GIVEN TASK |
Output the full listing below exactly as it reads, and skip anything that is a picture.

MATERIAL PROVIDED |
"""

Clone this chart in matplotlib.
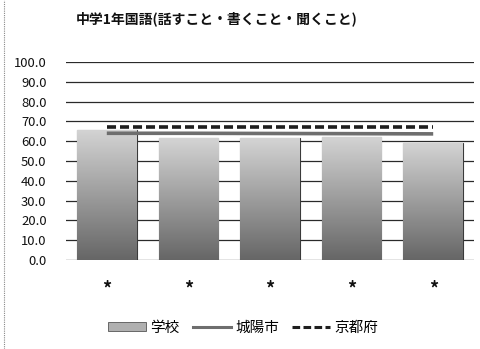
import numpy as np
import matplotlib.pyplot as plt
from matplotlib.colors import LinearSegmentedColormap
from matplotlib.patches import Patch
from matplotlib.lines import Line2D

plt.rcParams['font.family'] = ['Noto Sans CJK JP', 'DejaVu Sans']

categories = ['*', '*', '*', '*', '*']
school = [65.8, 61.5, 61.5, 62.3, 59.2]     # 学校
joyo = [64.0, 64.0, 63.9, 63.8, 63.7]       # 城陽市
kyoto = [67.0, 67.0, 67.0, 67.0, 67.0]      # 京都府
yticks = np.arange(0, 101, 10)

fig = plt.figure(figsize=(4.81, 3.49), dpi=100)
ax = fig.add_axes([66 / 481, 89 / 349, 408 / 481, 198 / 349])

x = np.arange(len(categories))
bars = ax.bar(x, school, width=0.73, color='#a8a8a8', edgecolor='#3a3a3a',
              linewidth=0.8, zorder=2)

# gradient fill, light at the top, dark at the bottom
cmap = LinearSegmentedColormap.from_list('g', ['#666666', '#d4d4d4'])
grad = np.linspace(0, 1, 256).reshape(-1, 1)
for b in bars:
    x0, w, h = b.get_x(), b.get_width(), b.get_height()
    im = ax.imshow(grad, extent=[x0, x0 + w, 0, h], origin='lower',
                   aspect='auto', cmap=cmap, zorder=2.1)
    im.set_clip_path(b)

ax.plot(x, joyo, color='#6e6e6e', lw=2.6, solid_capstyle='butt', zorder=3)
ax.plot(x, kyoto, color='#1e1e1e', lw=2.6, dashes=(2.5, 1.1), zorder=3)

ax.set_xlim(-0.5, len(categories) - 0.5)
ax.set_ylim(0, 100)
ax.set_yticks(yticks)
ax.set_yticklabels([f'{v:.1f}' for v in yticks], fontsize=9.4, color='#111111')
ax.set_xticks(x)
ax.set_xticklabels(categories, fontsize=13, fontweight='bold', color='#111111')
ax.tick_params(axis='both', length=0)
ax.tick_params(axis='y', pad=14)
ax.tick_params(axis='x', pad=14)
ax.grid(axis='y', color='#2a2a2a', lw=0.9, zorder=0)
ax.set_axisbelow(True)
for s in ax.spines.values():
    s.set_visible(False)

fig.text(217 / 481, 1 - 19 / 349, '中学1年国語(話すこと・書くこと・聞くこと)',
         ha='center', va='center', fontsize=10, fontweight='bold', color='#111111')

handles = [Patch(facecolor='#b0b0b0', edgecolor='#555555', lw=0.6),
           Line2D([], [], color='#6e6e6e', lw=2.2),
           Line2D([], [], color='#1e1e1e', lw=2.2, dashes=(2.5, 1.1))]
fig.legend(handles, ['学校', '城陽市', '京都府'], loc='center',
           bbox_to_anchor=(243 / 481, 1 - 328 / 349), ncol=3, frameon=False,
           fontsize=10.5, handlelength=2.6, handleheight=0.55,
           handletextpad=0.3, columnspacing=0.9)

# dotted border left by the scan
fig.add_artist(Line2D([4 / 481, 4 / 481], [0, 1], color='#888888', lw=0.8,
                      ls=(0, (1, 1))))

fig.savefig('out.png', dpi=100)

"""

REPLY |
Clone this chart in matplotlib.
import numpy as np
import matplotlib.pyplot as plt
from matplotlib.colors import LinearSegmentedColormap
from matplotlib.patches import Patch
from matplotlib.lines import Line2D

plt.rcParams['font.family'] = ['Noto Sans CJK JP', 'DejaVu Sans']

categories = ['*', '*', '*', '*', '*']
school = [65.8, 61.5, 61.5, 62.3, 59.2]     # 学校
joyo = [64.0, 64.0, 63.9, 63.8, 63.7]       # 城陽市
kyoto = [67.0, 67.0, 67.0, 67.0, 67.0]      # 京都府
yticks = np.arange(0, 101, 10)

fig = plt.figure(figsize=(4.81, 3.49), dpi=100)
ax = fig.add_axes([66 / 481, 89 / 349, 408 / 481, 198 / 349])

x = np.arange(len(categories))
bars = ax.bar(x, school, width=0.73, color='#a8a8a8', edgecolor='#3a3a3a',
              linewidth=0.8, zorder=2)

# gradient fill, light at the top, dark at the bottom
cmap = LinearSegmentedColormap.from_list('g', ['#666666', '#d4d4d4'])
grad = np.linspace(0, 1, 256).reshape(-1, 1)
for b in bars:
    x0, w, h = b.get_x(), b.get_width(), b.get_height()
    im = ax.imshow(grad, extent=[x0, x0 + w, 0, h], origin='lower',
                   aspect='auto', cmap=cmap, zorder=2.1)
    im.set_clip_path(b)

ax.plot(x, joyo, color='#6e6e6e', lw=2.6, solid_capstyle='butt', zorder=3)
ax.plot(x, kyoto, color='#1e1e1e', lw=2.6, dashes=(2.5, 1.1), zorder=3)

ax.set_xlim(-0.5, len(categories) - 0.5)
ax.set_ylim(0, 100)
ax.set_yticks(yticks)
ax.set_yticklabels([f'{v:.1f}' for v in yticks], fontsize=9.4, color='#111111')
ax.set_xticks(x)
ax.set_xticklabels(categories, fontsize=13, fontweight='bold', color='#111111')
ax.tick_params(axis='both', length=0)
ax.tick_params(axis='y', pad=14)
ax.tick_params(axis='x', pad=14)
ax.grid(axis='y', color='#2a2a2a', lw=0.9, zorder=0)
ax.set_axisbelow(True)
for s in ax.spines.values():
    s.set_visible(False)

fig.text(217 / 481, 1 - 19 / 349, '中学1年国語(話すこと・書くこと・聞くこと)',
         ha='center', va='center', fontsize=10, fontweight='bold', color='#111111')

handles = [Patch(facecolor='#b0b0b0', edgecolor='#555555', lw=0.6),
           Line2D([], [], color='#6e6e6e', lw=2.2),
           Line2D([], [], color='#1e1e1e', lw=2.2, dashes=(2.5, 1.1))]
fig.legend(handles, ['学校', '城陽市', '京都府'], loc='center',
           bbox_to_anchor=(243 / 481, 1 - 328 / 349), ncol=3, frameon=False,
           fontsize=10.5, handlelength=2.6, handleheight=0.55,
           handletextpad=0.3, columnspacing=0.9)

# dotted border left by the scan
fig.add_artist(Line2D([4 / 481, 4 / 481], [0, 1], color='#888888', lw=0.8,
                      ls=(0, (1, 1))))

fig.savefig('out.png', dpi=100)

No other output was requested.